◆ **TASK BRIEF**
Drop the images; return everything else in the listing below exactly.

◆ **SOURCE EXCERPT**
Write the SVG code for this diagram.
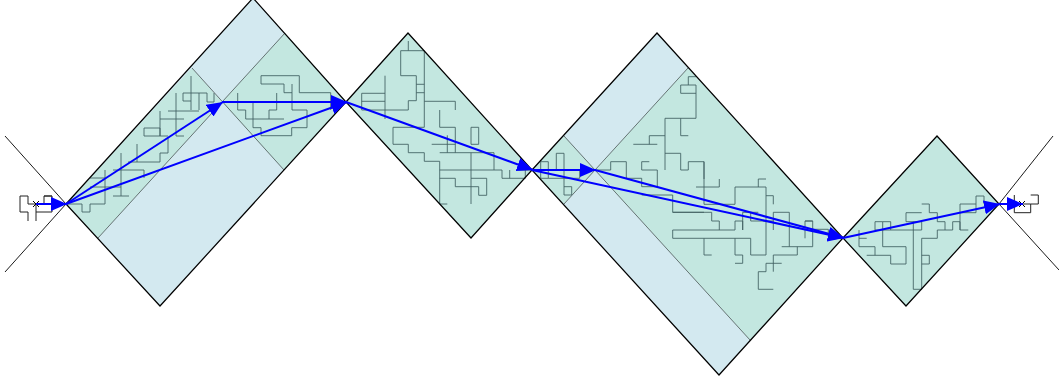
<svg xmlns="http://www.w3.org/2000/svg" width="1059" height="383" viewBox="0 0 1059 383">
<style>
.b{fill:#d3e9f0;stroke:none}
.t{fill:#c3e7e0;stroke:none}
.o{fill:none;stroke:#000;stroke-width:1.25}
.n{fill:none;stroke:#000;stroke-width:.9}
.s{fill:none;stroke:#000;stroke-opacity:.5;stroke-width:1}
.w{fill:none;stroke:#3f5f60;stroke-opacity:.85;stroke-width:1}
.k{fill:none;stroke:#222;stroke-width:1}
.a{fill:none;stroke:#00f;stroke-width:2;marker-end:url(#h)}
</style>
<defs>
<marker id="h" markerUnits="userSpaceOnUse" markerWidth="16" markerHeight="14" refX="16" refY="7" orient="auto"><path d="M0 0L16 7L0 14Z" fill="#00f"/></marker>
</defs>
<g id="region1">
<polygon class="b" points="66,204 253,-2 346,102 160,306"/>
<polygon class="t" points="66,204 192,68 222,102 98,238"/>
<polygon class="t" points="222,102 285,33 346,102 284,170"/>
<path class="s" d="M98 238L285 33M192 68L284 170"/>
<path class="w" d="M66.7 204H82V212H90V204H105V170M90 178H105M90 187H121M121 153V196M113 196H129M113 170H144V178M137 144V162M128 162H160V153H168V137M144 128H160V136H144ZM160 111V136M160 136H168M168 111H199M160 119H184M176 93V136H184M191 76V110M183 93H207V102H214V93M183 93V101H191M199 93V110M237.7 93V110H245.7V119H253V127.7H261V135.7H291.7V127.7H307V110H292V84M253 102V119H284M276.7 93V110H269V119M261 75.7V84H284V92.7H292M261 75.7H299.3V92.7H330.7V110"/>
<path class="o" d="M66 204L253 -2L346 102L160 306Z"/>
</g>
<g id="region2">
<polygon class="t" points="346,102 408,33 532,170 471,238"/>
<path class="w" d="M408.3 41V50.7M400.7 50.7H424.3V127.3H393V144.3H408.3V152.7H424.3V161.3H439.7V204H447.3M400.7 50.7V75.7H416.3V100.7H408.3V110H361.7V93.3H385M385 75.7V119M361.7 101.3H385M416.3 84.3H424.3M416.3 92.7H424.3M424.3 101.3H455.3V110M439.7 110V127.3H455.3V152.7M439.7 152.7H494V170H439.7M447.3 135.3V152.7M431.7 144.3H455.3M471 127.3H478.7V144.3H471ZM471 152.7V204M439.7 178.3H455.3V186.7H478.7V195.3H486.7V178.3H471M494 170H502V178.3H525.3V170H533.3M509.7 170V178.3M518.3 170H525.3"/>
<path class="o" d="M346 102L408 33L532 170L471 238Z"/>
</g>
<g id="region3">
<polygon class="b" points="532,170 657,33 843,238 719,375"/>
<polygon class="t" points="532,170 564,136 595,170 564,204"/>
<polygon class="t" points="595,170 688,68 843,238 750,340"/>
<path class="s" d="M564 136L750 340M564 204L688 68"/>
<path class="w" d="M540.7 161.7H548.3V178.3H540.7ZM540.7 170H579.7V178.3H548.3M556.3 170V153.3H564V195H571.7V186.7H564M595 170H610.7V161.7H626.3V178.3H641.7V186.7H657.3V170H641.7V161.7H649.3M641.7 195H672.7V212.3H704M665 170V118.3H696V85H680.7V93.3H696M688.3 85V76.7H696M680.7 118.3V135.7H688.3M633.3 144.3H657.3M649.3 144.3V135.7H665M665 153.3H680.7V170H688.3V161.7H704V179M696 187H719.3V179M704 161.7V204.3H735V187H766V255H750.7V238.3H672.7V230H735V221H742.7V230M742.7 212.3V230M672.7 212.3H711.7V221H719.3V230M742.7 212.3H758.3M750.7 212.3V221H773.3M758.3 187V179H766M766 195.7H773.3V204.3M773.3 212.3V230M773.3 212.3H789.3V246.7M781.7 246.7H812.7V221H805V238.3M805 221H812.7M812.7 229.3H828.3V237M797.3 246.7V255H773.3V271.7M766 263.3H781.7M766 263.3V271.7H758.3V289.3H773.3M704 238.3V255H711.7M735 238.3V255H742.7V263.3H735"/>
<path class="o" d="M532 170L657 33L843 238L719 375Z"/>
</g>
<g id="region4">
<polygon class="t" points="843,238 937,136 999,204 906,306"/>
<path class="w" d="M859 230V246.7M859 238.3H866.7M859 246.7H875V255.3H866.7M875 255.3H890.7V264H906V246.7H882.7V221.7H875V230H921.7V221.7H906V212.7H921.7M882.7 221.7H890.7V230M913.3 221.7V289.3H921.7V238.3H937.3V230H952.7V221.7H960V230H968.3M945 221.7V230M937.3 221.7H945M921.7 255.3H929.3V264H921.7M921.7 204H929.3V212.7H937.3V221.7M960 204V230M960 204H976V196H984V204M960 212.7H976V204"/>
<path class="o" d="M843 238L937 136L999 204L906 306Z"/>
</g>
<g id="start">
<path class="n" d="M66 204L5 136M66 204L5 272"/>
<path class="k" d="M36 204H28V196H20V212H28V221M36 204V221M36 212H52V196H44V204M44 196H52"/>
<path d="M33 201L39 207M39 201L33 207" stroke="#000" fill="none"/>
</g>
<g id="goal">
<path class="n" d="M999 204L1053 136M999 204L1059 270"/>
<path class="k" d="M1014.3 195V212.7H1030.7V204H1014.3M1030.7 195H1038.3V204H1030.7"/>
<path d="M1019 201L1025 207M1025 201L1019 207" stroke="#000" fill="none"/>
</g>
<g id="connectors">
<line class="a" x1="36" y1="204" x2="67" y2="204"/>
<line class="a" x1="66" y1="204" x2="223" y2="102"/>
<line class="a" x1="66" y1="204" x2="347" y2="102"/>
<line class="a" x1="222" y1="102" x2="347" y2="102"/>
<line class="a" x1="346" y1="102" x2="533" y2="170"/>
<line class="a" x1="532" y1="170" x2="596" y2="170"/>
<line class="a" x1="532" y1="170" x2="844" y2="238"/>
<line class="a" x1="595" y1="170" x2="844" y2="238"/>
<line class="a" x1="843" y1="238" x2="1000" y2="204"/>
<line class="a" x1="999" y1="204" x2="1023" y2="204"/>
</g>
</svg>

◆ **WRITTEN SOLUTION**
Write the SVG code for this diagram.
<svg xmlns="http://www.w3.org/2000/svg" width="1059" height="383" viewBox="0 0 1059 383">
<style>
.b{fill:#d3e9f0;stroke:none}
.t{fill:#c3e7e0;stroke:none}
.o{fill:none;stroke:#000;stroke-width:1.25}
.n{fill:none;stroke:#000;stroke-width:.9}
.s{fill:none;stroke:#000;stroke-opacity:.5;stroke-width:1}
.w{fill:none;stroke:#3f5f60;stroke-opacity:.85;stroke-width:1}
.k{fill:none;stroke:#222;stroke-width:1}
.a{fill:none;stroke:#00f;stroke-width:2;marker-end:url(#h)}
</style>
<defs>
<marker id="h" markerUnits="userSpaceOnUse" markerWidth="16" markerHeight="14" refX="16" refY="7" orient="auto"><path d="M0 0L16 7L0 14Z" fill="#00f"/></marker>
</defs>
<g id="region1">
<polygon class="b" points="66,204 253,-2 346,102 160,306"/>
<polygon class="t" points="66,204 192,68 222,102 98,238"/>
<polygon class="t" points="222,102 285,33 346,102 284,170"/>
<path class="s" d="M98 238L285 33M192 68L284 170"/>
<path class="w" d="M66.7 204H82V212H90V204H105V170M90 178H105M90 187H121M121 153V196M113 196H129M113 170H144V178M137 144V162M128 162H160V153H168V137M144 128H160V136H144ZM160 111V136M160 136H168M168 111H199M160 119H184M176 93V136H184M191 76V110M183 93H207V102H214V93M183 93V101H191M199 93V110M237.7 93V110H245.7V119H253V127.7H261V135.7H291.7V127.7H307V110H292V84M253 102V119H284M276.7 93V110H269V119M261 75.7V84H284V92.7H292M261 75.7H299.3V92.7H330.7V110"/>
<path class="o" d="M66 204L253 -2L346 102L160 306Z"/>
</g>
<g id="region2">
<polygon class="t" points="346,102 408,33 532,170 471,238"/>
<path class="w" d="M408.3 41V50.7M400.7 50.7H424.3V127.3H393V144.3H408.3V152.7H424.3V161.3H439.7V204H447.3M400.7 50.7V75.7H416.3V100.7H408.3V110H361.7V93.3H385M385 75.7V119M361.7 101.3H385M416.3 84.3H424.3M416.3 92.7H424.3M424.3 101.3H455.3V110M439.7 110V127.3H455.3V152.7M439.7 152.7H494V170H439.7M447.3 135.3V152.7M431.7 144.3H455.3M471 127.3H478.7V144.3H471ZM471 152.7V204M439.7 178.3H455.3V186.7H478.7V195.3H486.7V178.3H471M494 170H502V178.3H525.3V170H533.3M509.7 170V178.3M518.3 170H525.3"/>
<path class="o" d="M346 102L408 33L532 170L471 238Z"/>
</g>
<g id="region3">
<polygon class="b" points="532,170 657,33 843,238 719,375"/>
<polygon class="t" points="532,170 564,136 595,170 564,204"/>
<polygon class="t" points="595,170 688,68 843,238 750,340"/>
<path class="s" d="M564 136L750 340M564 204L688 68"/>
<path class="w" d="M540.7 161.7H548.3V178.3H540.7ZM540.7 170H579.7V178.3H548.3M556.3 170V153.3H564V195H571.7V186.7H564M595 170H610.7V161.7H626.3V178.3H641.7V186.7H657.3V170H641.7V161.7H649.3M641.7 195H672.7V212.3H704M665 170V118.3H696V85H680.7V93.3H696M688.3 85V76.7H696M680.7 118.3V135.7H688.3M633.3 144.3H657.3M649.3 144.3V135.7H665M665 153.3H680.7V170H688.3V161.7H704V179M696 187H719.3V179M704 161.7V204.3H735V187H766V255H750.7V238.3H672.7V230H735V221H742.7V230M742.7 212.3V230M672.7 212.3H711.7V221H719.3V230M742.7 212.3H758.3M750.7 212.3V221H773.3M758.3 187V179H766M766 195.7H773.3V204.3M773.3 212.3V230M773.3 212.3H789.3V246.7M781.7 246.7H812.7V221H805V238.3M805 221H812.7M812.7 229.3H828.3V237M797.3 246.7V255H773.3V271.7M766 263.3H781.7M766 263.3V271.7H758.3V289.3H773.3M704 238.3V255H711.7M735 238.3V255H742.7V263.3H735"/>
<path class="o" d="M532 170L657 33L843 238L719 375Z"/>
</g>
<g id="region4">
<polygon class="t" points="843,238 937,136 999,204 906,306"/>
<path class="w" d="M859 230V246.7M859 238.3H866.7M859 246.7H875V255.3H866.7M875 255.3H890.7V264H906V246.7H882.7V221.7H875V230H921.7V221.7H906V212.7H921.7M882.7 221.7H890.7V230M913.3 221.7V289.3H921.7V238.3H937.3V230H952.7V221.7H960V230H968.3M945 221.7V230M937.3 221.7H945M921.7 255.3H929.3V264H921.7M921.7 204H929.3V212.7H937.3V221.7M960 204V230M960 204H976V196H984V204M960 212.7H976V204"/>
<path class="o" d="M843 238L937 136L999 204L906 306Z"/>
</g>
<g id="start">
<path class="n" d="M66 204L5 136M66 204L5 272"/>
<path class="k" d="M36 204H28V196H20V212H28V221M36 204V221M36 212H52V196H44V204M44 196H52"/>
<path d="M33 201L39 207M39 201L33 207" stroke="#000" fill="none"/>
</g>
<g id="goal">
<path class="n" d="M999 204L1053 136M999 204L1059 270"/>
<path class="k" d="M1014.3 195V212.7H1030.7V204H1014.3M1030.7 195H1038.3V204H1030.7"/>
<path d="M1019 201L1025 207M1025 201L1019 207" stroke="#000" fill="none"/>
</g>
<g id="connectors">
<line class="a" x1="36" y1="204" x2="67" y2="204"/>
<line class="a" x1="66" y1="204" x2="223" y2="102"/>
<line class="a" x1="66" y1="204" x2="347" y2="102"/>
<line class="a" x1="222" y1="102" x2="347" y2="102"/>
<line class="a" x1="346" y1="102" x2="533" y2="170"/>
<line class="a" x1="532" y1="170" x2="596" y2="170"/>
<line class="a" x1="532" y1="170" x2="844" y2="238"/>
<line class="a" x1="595" y1="170" x2="844" y2="238"/>
<line class="a" x1="843" y1="238" x2="1000" y2="204"/>
<line class="a" x1="999" y1="204" x2="1023" y2="204"/>
</g>
</svg>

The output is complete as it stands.